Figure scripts
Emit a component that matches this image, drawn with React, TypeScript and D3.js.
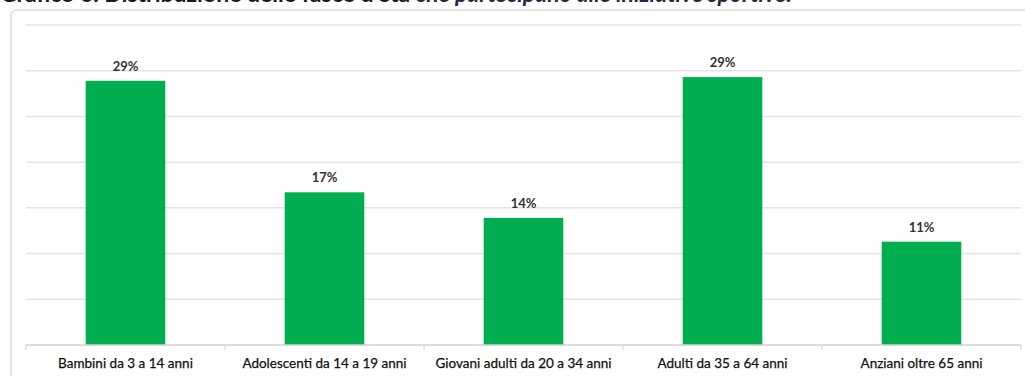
import React from "react";
import * as d3 from "d3";

const categories = [
  "Bambini da 3 a 14 anni",
  "Adolescenti da 14 a 19 anni",
  "Giovani adulti da 20 a 34 anni",
  "Adulti da 35 a 64 anni",
  "Anziani oltre 65 anni",
];
const values = [28.9, 16.7, 13.9, 29.3, 11.3];
const valueLabels = ["29%", "17%", "14%", "29%", "11%"];
const gridTicks = [0, 5, 10, 15, 20, 25, 30, 35];

const W = 1025;
const H = 376;

export default function App() {
  const x = d3.scaleBand<string>().domain(categories).range([26, 1021]).paddingInner(0.6).paddingOuter(0.3);
  const y = d3.scaleLinear().domain([0, 35]).range([345, 25]);
  const bw = x.step();
  const font = "Lato, 'Open Sans', sans-serif";
  return (
    <div style={{ position: "absolute", left: 0, top: 0 }}>
      <svg width={W} height={H} style={{ display: "block" }}>
        <rect x={0} y={0} width={W} height={H} fill="#fff" />
        <text x={0} y={1.5} fontFamily={font} fontSize={23} fontWeight="bold" fill="#1a1a1a">
          Grafico 6. Distribuzione delle fasce d'età{" "}
          <tspan fontStyle="italic" fill="#1f2a44">che partecipano alle iniziative sportive.</tspan>
        </text>
        <rect x={11} y={10} width={1030} height={380} rx={5} fill="none" stroke="#d9d9d9" strokeWidth={1.5} />
        {gridTicks.filter((t) => t > 0).map((t) => (
          <line key={t} x1={26} x2={1021} y1={y(t)} y2={y(t)} stroke="#e3e3e3" strokeWidth={1.5} />
        ))}
        {categories.map((c, i) => (
          <rect key={c} x={x(c)!} y={y(values[i])} width={x.bandwidth()} height={y(0) - y(values[i])} fill="#00ae4f" />
        ))}
        <line x1={26} x2={1021} y1={y(0)} y2={y(0)} stroke="#d0d0d0" strokeWidth={1.5} />
        {d3.range(categories.length + 1).map((i) => {
          const tx = 26 + i * bw;
          return <line key={i} x1={tx} x2={tx} y1={y(0)} y2={y(0) + 5} stroke="#d0d0d0" strokeWidth={1} />;
        })}
        {categories.map((c, i) => (
          <text key={"v" + c} x={x(c)! + x.bandwidth() / 2} y={y(values[i]) - 10} textAnchor="middle" fontFamily={font} fontSize={13} fontWeight="bold" fill="#333">
            {valueLabels[i]}
          </text>
        ))}
        {categories.map((c) => (
          <text key={"c" + c} x={x(c)! + x.bandwidth() / 2} y={368} textAnchor="middle" fontFamily={font} fontSize={13.5} fill="#111" stroke="#111" strokeWidth={0.25}>
            {c}
          </text>
        ))}
      </svg>
    </div>
  );
}
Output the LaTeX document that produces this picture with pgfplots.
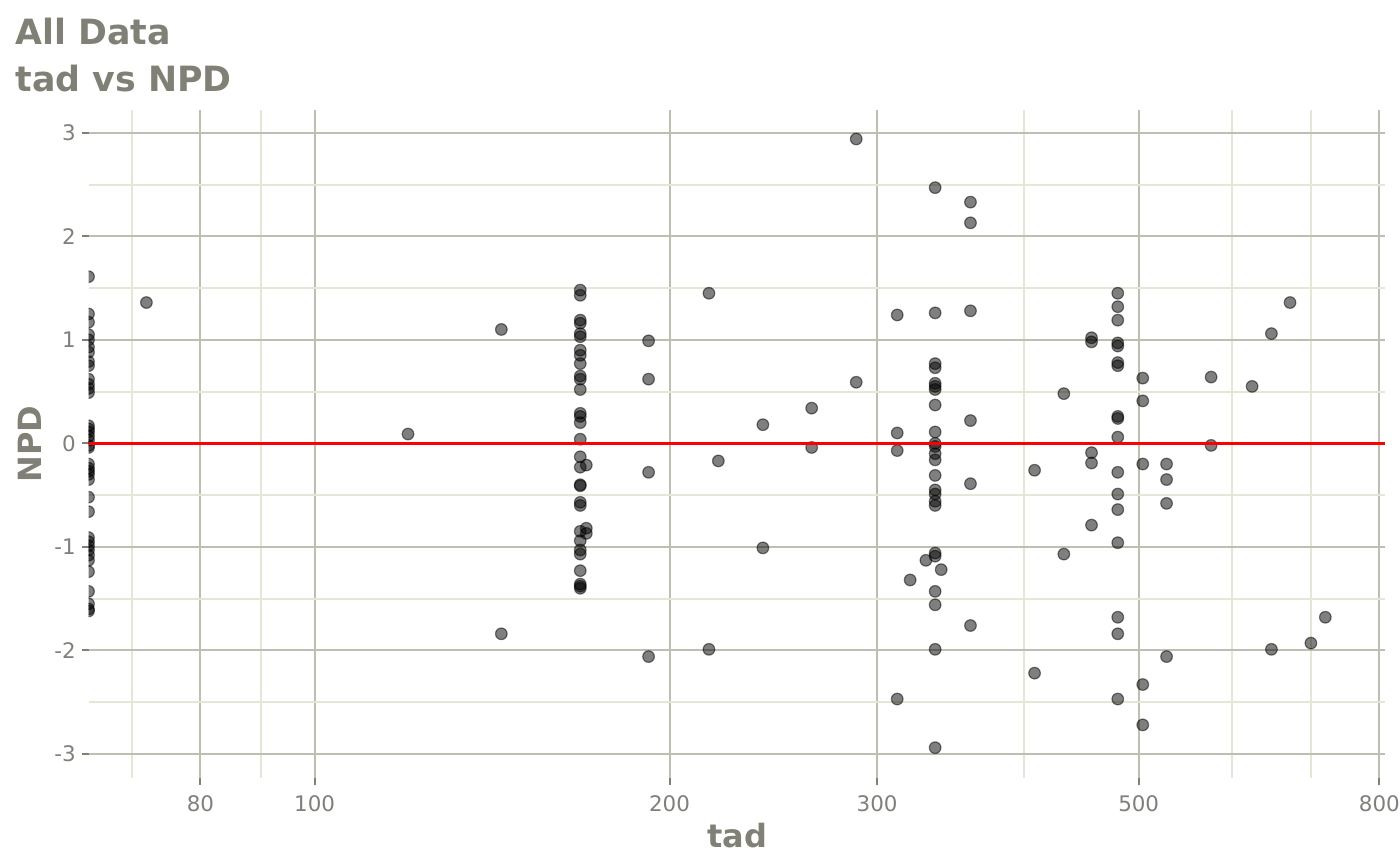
\documentclass[border=0pt]{standalone}
\usepackage{fontspec}
\setmainfont{DejaVu Sans}
\usepackage{pgfplots}
\pgfplotsset{compat=1.18}

\definecolor{ttl}{RGB}{128,128,118}
\definecolor{tlab}{RGB}{128,128,122}
\definecolor{tickc}{RGB}{128,128,120}
\definecolor{majg}{RGB}{190,190,178}
\definecolor{ming}{RGB}{229,230,214}

\begin{document}
\begin{tikzpicture}
\path[use as bounding box] (-44.25bp,-43.65bp) rectangle (655.75bp,388.85bp);
\begin{axis}[
  at={(0,0)}, anchor=south west,
  scale only axis, width=648.25bp, height=333.85bp,
  xmode=log, xmin=64.3, xmax=809, ymin=-3.23, ymax=3.22,
  axis line style={draw=none},
  xtick={80,100,200,300,500,800},
  xticklabels={80,100,200,300,500,800},
  minor xtick={70,90,400,600,700},
  ytick={-3,-2,-1,0,1,2,3},
  yticklabels={-3,-2,-1,0,1,2,3},
  minor ytick={-2.5,-1.5,-0.5,0.5,1.5,2.5},
  xtick pos=bottom, ytick pos=left, tick align=outside,
  major tick length=3.5bp, minor tick length=0pt,
  tick style={draw=tickc, line width=1bp},
  grid=both,
  major grid style={draw=majg, line width=1bp},
  minor grid style={draw=ming, line width=1bp},
  ticklabel style={font=\fontsize{10.7bp}{12bp}\selectfont, text=tlab},
  xticklabel style={yshift=-2bp},
  yticklabel style={xshift=0.6bp},
  clip marker paths=true,
]
% NPD against tad
\addplot[only marks, mark=*, mark size=2.9bp,
  mark options={draw=black, fill=black, opacity=0.5, line width=0.6bp}]
table {
x y
64.3 1.61
64.3 1.25
64.3 1.17
64.3 1.05
64.3 1.00
64.3 0.93
64.3 0.88
64.3 0.79
64.3 0.75
64.3 0.62
64.3 0.57
64.3 0.53
64.3 0.49
64.3 0.17
64.3 0.14
64.3 0.11
64.3 0.07
64.3 0.03
64.3 -0.02
64.3 -0.04
64.3 -0.20
64.3 -0.24
64.3 -0.27
64.3 -0.30
64.3 -0.35
64.3 -0.52
64.3 -0.66
64.3 -0.91
64.3 -0.95
64.3 -0.99
64.3 -1.03
64.3 -1.08
64.3 -1.13
64.3 -1.24
64.3 -1.43
64.3 -1.55
64.3 -1.60
64.3 -1.62
72 1.36
120 0.09
144 1.10
144 -1.84
168 1.48
168 1.43
168 1.19
168 1.16
168 1.06
168 1.03
168 0.90
168 0.85
168 0.77
168 0.65
168 0.62
168 0.52
168 0.29
168 0.26
168 0.20
168 0.04
168 -0.13
168 -0.23
168 -0.41
168 -0.40
168 -0.57
168 -0.60
168 -0.85
168 -0.94
168 -1.03
168 -1.07
168 -1.23
168 -1.36
168 -1.38
168 -1.40
170 -0.21
170 -0.82
170 -0.87
192 0.99
192 0.62
192 -0.28
192 -2.06
216 1.45
216 -1.99
220 -0.17
240 0.18
240 -1.01
264 0.34
264 -0.04
288 2.94
288 0.59
312 1.24
312 0.10
312 -0.07
312 -2.47
320 -1.32
330 -1.13
336 2.47
336 1.26
336 0.77
336 0.73
336 0.58
336 0.55
336 0.52
336 0.37
336 0.11
336 0.00
336 -0.03
336 -0.10
336 -0.16
336 -0.31
336 -0.45
336 -0.49
336 -0.56
336 -0.60
336 -1.06
336 -1.09
336 -1.43
336 -1.56
336 -1.99
336 -2.94
340 -1.22
360 2.33
360 2.13
360 1.28
360 0.22
360 -0.39
360 -1.76
408 -0.26
408 -2.22
432 0.48
432 -1.07
456 1.02
456 0.98
456 -0.09
456 -0.19
456 -0.79
480 1.45
480 1.32
480 1.19
480 0.97
480 0.94
480 0.78
480 0.75
480 0.26
480 0.24
480 0.06
480 -0.28
480 -0.49
480 -0.64
480 -0.96
480 -1.68
480 -1.84
480 -2.47
504 0.63
504 0.41
504 -0.20
504 -2.33
504 -2.72
528 -0.20
528 -0.35
528 -0.58
528 -2.06
576 0.64
576 -0.02
624 0.55
648 1.06
648 -1.99
672 1.36
700 -1.93
720 -1.68
};
\addplot[red, line width=1.3bp, forget plot] coordinates {(64.3,0) (809,0)};
\end{axis}
\node[anchor=base west, inner sep=0, text=ttl,
  font=\bfseries\fontsize{17.4bp}{20bp}\selectfont] at (-36.75bp,366.7bp) {All Data};
\node[anchor=base west, inner sep=0, text=ttl,
  font=\bfseries\fontsize{17.4bp}{20bp}\selectfont] at (-36.75bp,343bp) {tad vs NPD};
\node[anchor=base, inner sep=0, text=ttl,
  font=\bfseries\fontsize{16bp}{19bp}\selectfont] at (324.25bp,-34.65bp) {tad};
\node[anchor=base, rotate=90, inner sep=0, text=ttl,
  font=\bfseries\fontsize{16bp}{19bp}\selectfont] at (-23.4bp,166.9bp) {NPD};
\end{tikzpicture}
\end{document}
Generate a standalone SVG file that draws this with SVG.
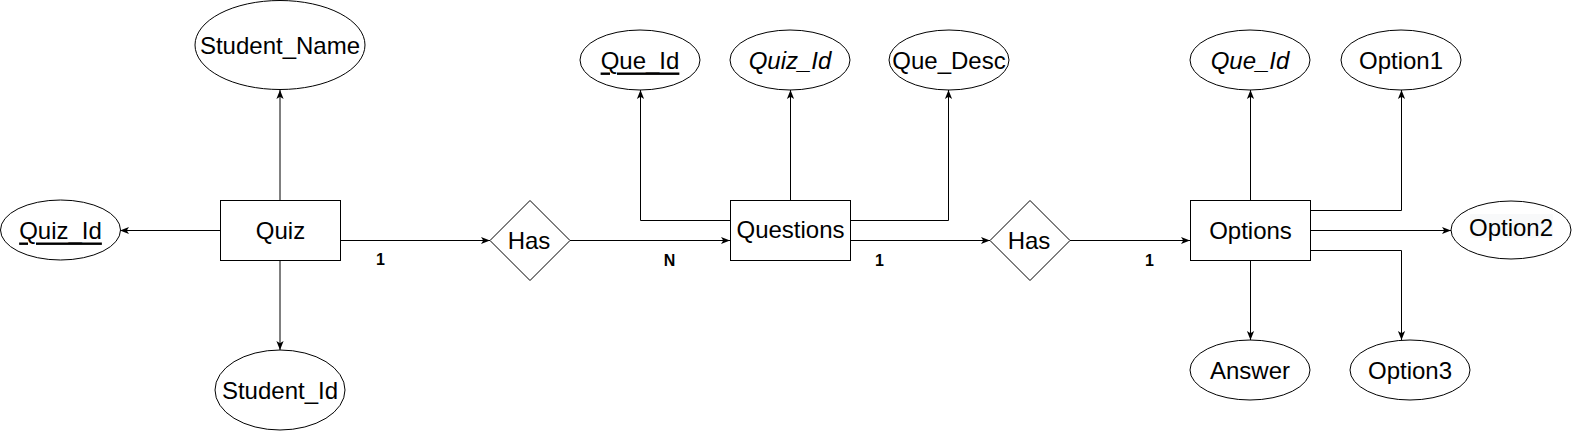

-- TO BE DONE --
Above are the records; repeat their lines from the first through the line containing "const H = 376;", and leave out each picture.

-- SOLUTION --
Emit a component that matches this image, drawn with React, TypeScript and D3.js.
import React from "react";
import * as d3 from "d3";

const categories = [
  "Bambini da 3 a 14 anni",
  "Adolescenti da 14 a 19 anni",
  "Giovani adulti da 20 a 34 anni",
  "Adulti da 35 a 64 anni",
  "Anziani oltre 65 anni",
];
const values = [28.9, 16.7, 13.9, 29.3, 11.3];
const valueLabels = ["29%", "17%", "14%", "29%", "11%"];
const gridTicks = [0, 5, 10, 15, 20, 25, 30, 35];

const W = 1025;
const H = 376;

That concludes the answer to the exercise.